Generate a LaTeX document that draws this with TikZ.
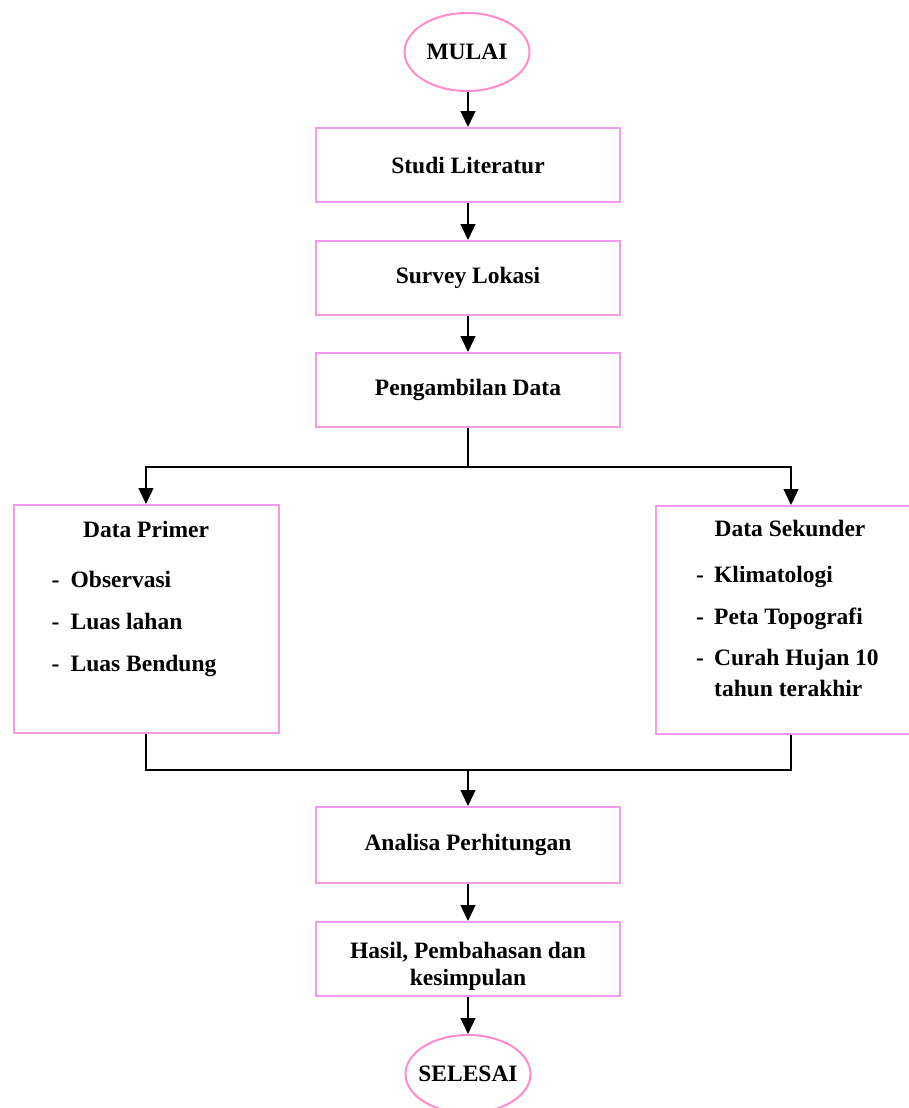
\documentclass[tikz,border=0pt]{standalone}
\usepackage{fontspec}
\setmainfont{Liberation Serif}
\usetikzlibrary{positioning, arrows.meta, shapes.geometric, calc}
\definecolor{boxpink}{HTML}{F39AEB}
\definecolor{ovalpink}{HTML}{FF8CC8}
\newcommand{\flowfont}{\bfseries\fontsize{23.5}{27}\selectfont}
\newcommand{\itemdash}{\makebox[19pt][l]{-}}
\newcommand{\ovaltext}[1]{\makebox[0pt]{#1}}
\tikzset{
  terminal/.style = {ellipse, draw=ovalpink, line width=2pt,
                     minimum width=125pt, minimum height=78pt,
                     inner sep=0pt, font=\flowfont},
  procbox/.style  = {rectangle, draw=boxpink, line width=2pt,
                     minimum width=304pt, minimum height=74pt,
                     inner sep=0pt, align=center, font=\flowfont},
  databox/.style  = {rectangle, draw=boxpink, line width=2pt,
                     minimum height=228pt, inner sep=0pt},
  txt/.style      = {inner sep=0pt, font=\flowfont},
  arr/.style      = {-{Triangle[length=16pt,width=15pt]}, line width=1.3pt},
  ln/.style       = {line width=1.3pt},
}

\begin{document}
\begin{tikzpicture}[x=1pt, y=1pt, node distance=36pt]
  \useasboundingbox (0,0) rectangle (908,-1108);

  % main column
  \node[terminal] (mulai) at (467,-52) {\ovaltext{MULAI}};
  \node[procbox, below=35pt of mulai, xshift=1pt] (studi) {Studi Literatur};
  \node[procbox, below=37pt of studi] (survey) {Survey Lokasi};
  \node[procbox, below=36pt of survey] (ambil) {Pengambilan Data};

  \coordinate[below=39pt of ambil] (split);
  \coordinate (lsplit) at ($(split)+(-322,0)$);
  \coordinate (rsplit) at ($(split)+(323,0)$);

  % data boxes
  \node[databox, minimum width=265pt, below=37pt of lsplit] (primer) {};
  \node[databox, minimum width=270pt, below=38pt of rsplit] (sekunder) {};

  \node[txt, anchor=base] (primerhd) at ($(primer.north)+(0,-33)$) {Data Primer};
  \node[txt, anchor=base west] (p1) at ($(primer.north west)+(39,-83)$) {\itemdash Observasi};
  \node[txt, anchor=base west] (p2) at ($(primer.north west)+(39,-125)$) {\itemdash Luas lahan};
  \node[txt, anchor=base west] (p3) at ($(primer.north west)+(39,-167)$) {\itemdash Luas Bendung};

  \node[txt, anchor=base] (sekunderhd) at ($(sekunder.north)+(-1,-31)$) {Data Sekunder};
  \node[txt, anchor=base west] (s1) at ($(sekunder.north west)+(41,-77)$) {\makebox[18pt][l]{-}Klimatologi};
  \node[txt, anchor=base west] (s2) at ($(sekunder.north west)+(41,-119)$) {\makebox[18pt][l]{-}Peta Topografi};
  \node[txt, anchor=base west] (s3) at ($(sekunder.north west)+(41,-160)$) {\makebox[18pt][l]{-}Curah Hujan 10};
  \node[txt, anchor=base west] (s3b) at ($(sekunder.north west)+(59,-191)$) {tahun terakhir};

  \coordinate (join) at ($(split)+(0,-303)$);
  \node[procbox, below=36pt of join, minimum height=76pt] (analisa) {Analisa Perhitungan};
  \node[procbox, below=37pt of analisa] (hasil) {\rule{0pt}{30pt}Hasil, Pembahasan dan\\kesimpulan};
  \node[terminal, below=37pt of hasil] (selesai) {\ovaltext{SELESAI}};

  % connectors
  \draw[arr] (mulai.south -| studi.north) -- (studi);
  \draw[arr] (studi) -- (survey);
  \draw[arr] (survey) -- (ambil);
  \draw[ln] (ambil.south) -- (split);
  \draw[arr] (split) -| (primer.north);
  \draw[arr] (split) -| (sekunder.north);
  \draw[ln] (primer.south) |- (join) -| (sekunder.south);
  \draw[arr] (join) -- (analisa);
  \draw[arr] (analisa) -- (hasil);
  \draw[arr] (hasil) -- (hasil.south |- selesai.north);
\end{tikzpicture}
\end{document}
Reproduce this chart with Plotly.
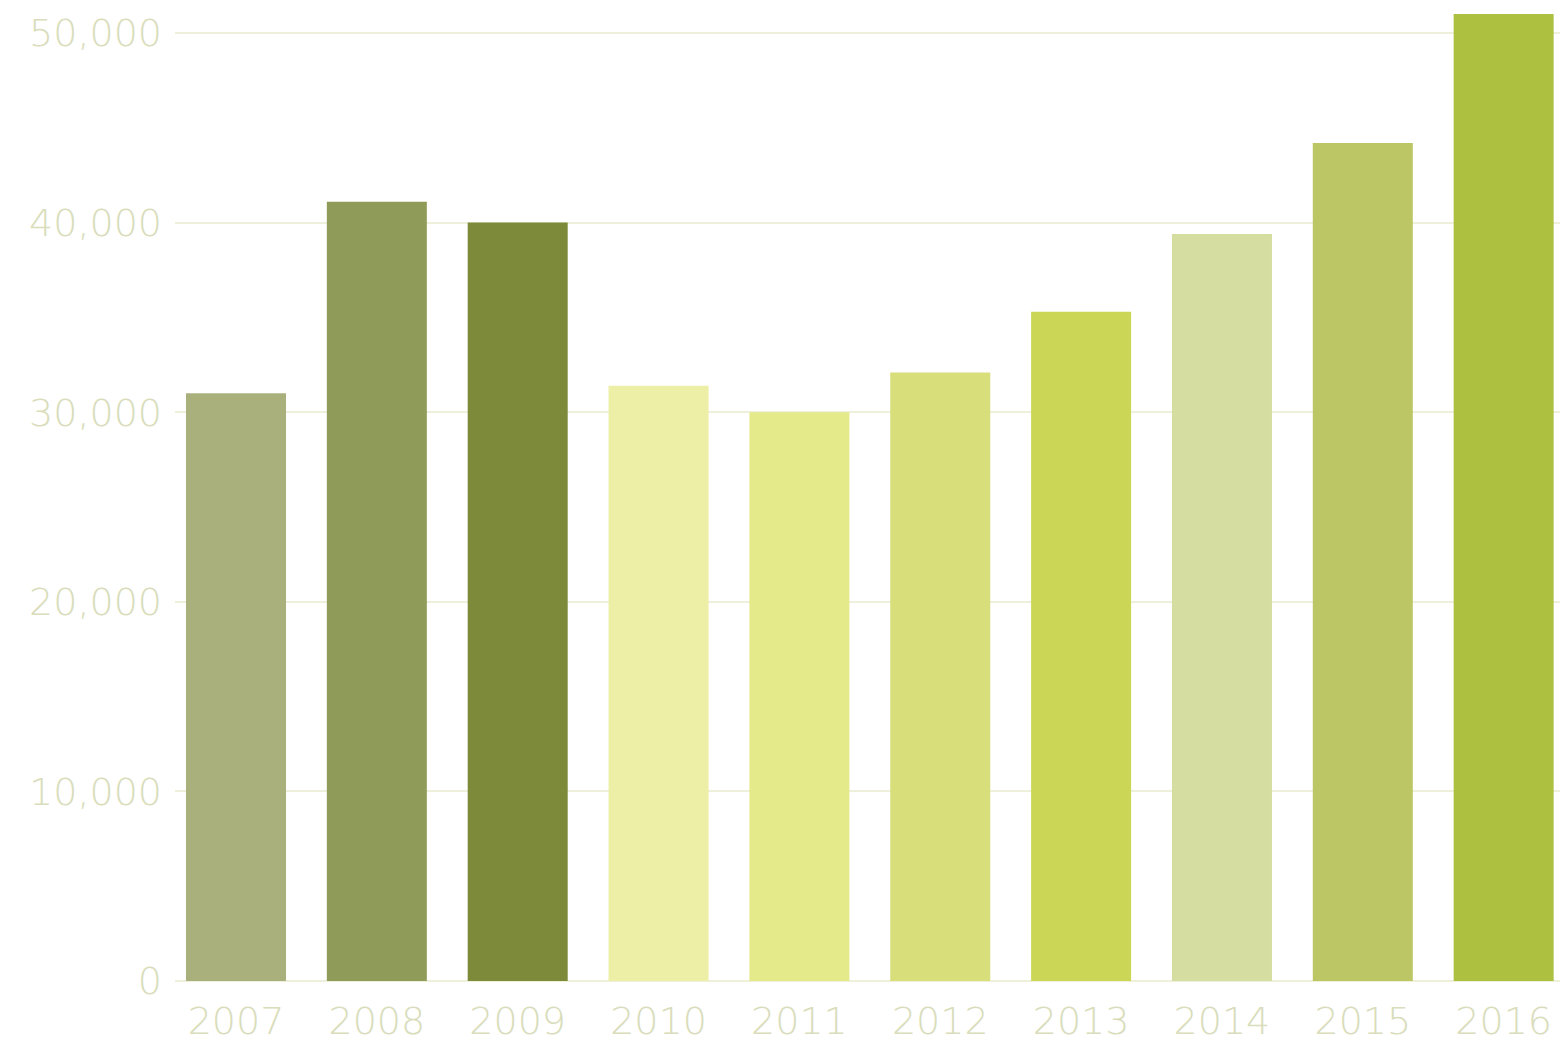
• • • •
EXERCISE DIRECTIONS: Give the data again exactly as written, with all pictures left out.

TASK OUTPUT:
Generate a LaTeX document that draws this with TikZ.
\documentclass[tikz,border=0pt]{standalone}
\usepackage{fontspec}
\setmainfont{Liberation Serif}
\usetikzlibrary{positioning, arrows.meta, shapes.geometric, calc}
\definecolor{boxpink}{HTML}{F39AEB}
\definecolor{ovalpink}{HTML}{FF8CC8}
\newcommand{\flowfont}{\bfseries\fontsize{23.5}{27}\selectfont}
\newcommand{\itemdash}{\makebox[19pt][l]{-}}
\newcommand{\ovaltext}[1]{\makebox[0pt]{#1}}
\tikzset{
  terminal/.style = {ellipse, draw=ovalpink, line width=2pt,
                     minimum width=125pt, minimum height=78pt,
                     inner sep=0pt, font=\flowfont},
  procbox/.style  = {rectangle, draw=boxpink, line width=2pt,
                     minimum width=304pt, minimum height=74pt,
                     inner sep=0pt, align=center, font=\flowfont},
  databox/.style  = {rectangle, draw=boxpink, line width=2pt,
                     minimum height=228pt, inner sep=0pt},
  txt/.style      = {inner sep=0pt, font=\flowfont},
  arr/.style      = {-{Triangle[length=16pt,width=15pt]}, line width=1.3pt},
  ln/.style       = {line width=1.3pt},
}

\begin{document}
\begin{tikzpicture}[x=1pt, y=1pt, node distance=36pt]
  \useasboundingbox (0,0) rectangle (908,-1108);

  % main column
  \node[terminal] (mulai) at (467,-52) {\ovaltext{MULAI}};
  \node[procbox, below=35pt of mulai, xshift=1pt] (studi) {Studi Literatur};
  \node[procbox, below=37pt of studi] (survey) {Survey Lokasi};
  \node[procbox, below=36pt of survey] (ambil) {Pengambilan Data};

  \coordinate[below=39pt of ambil] (split);
  \coordinate (lsplit) at ($(split)+(-322,0)$);
  \coordinate (rsplit) at ($(split)+(323,0)$);

  % data boxes
  \node[databox, minimum width=265pt, below=37pt of lsplit] (primer) {};
  \node[databox, minimum width=270pt, below=38pt of rsplit] (sekunder) {};

  \node[txt, anchor=base] (primerhd) at ($(primer.north)+(0,-33)$) {Data Primer};
  \node[txt, anchor=base west] (p1) at ($(primer.north west)+(39,-83)$) {\itemdash Observasi};
  \node[txt, anchor=base west] (p2) at ($(primer.north west)+(39,-125)$) {\itemdash Luas lahan};
  \node[txt, anchor=base west] (p3) at ($(primer.north west)+(39,-167)$) {\itemdash Luas Bendung};

  \node[txt, anchor=base] (sekunderhd) at ($(sekunder.north)+(-1,-31)$) {Data Sekunder};
  \node[txt, anchor=base west] (s1) at ($(sekunder.north west)+(41,-77)$) {\makebox[18pt][l]{-}Klimatologi};
  \node[txt, anchor=base west] (s2) at ($(sekunder.north west)+(41,-119)$) {\makebox[18pt][l]{-}Peta Topografi};
  \node[txt, anchor=base west] (s3) at ($(sekunder.north west)+(41,-160)$) {\makebox[18pt][l]{-}Curah Hujan 10};
  \node[txt, anchor=base west] (s3b) at ($(sekunder.north west)+(59,-191)$) {tahun terakhir};

  \coordinate (join) at ($(split)+(0,-303)$);
  \node[procbox, below=36pt of join, minimum height=76pt] (analisa) {Analisa Perhitungan};
  \node[procbox, below=37pt of analisa] (hasil) {\rule{0pt}{30pt}Hasil, Pembahasan dan\\kesimpulan};
  \node[terminal, below=37pt of hasil] (selesai) {\ovaltext{SELESAI}};

  % connectors
  \draw[arr] (mulai.south -| studi.north) -- (studi);
  \draw[arr] (studi) -- (survey);
  \draw[arr] (survey) -- (ambil);
  \draw[ln] (ambil.south) -- (split);
  \draw[arr] (split) -| (primer.north);
  \draw[arr] (split) -| (sekunder.north);
  \draw[ln] (primer.south) |- (join) -| (sekunder.south);
  \draw[arr] (join) -- (analisa);
  \draw[arr] (analisa) -- (hasil);
  \draw[arr] (hasil) -- (hasil.south |- selesai.north);
\end{tikzpicture}
\end{document}
Reproduce this chart with Plotly.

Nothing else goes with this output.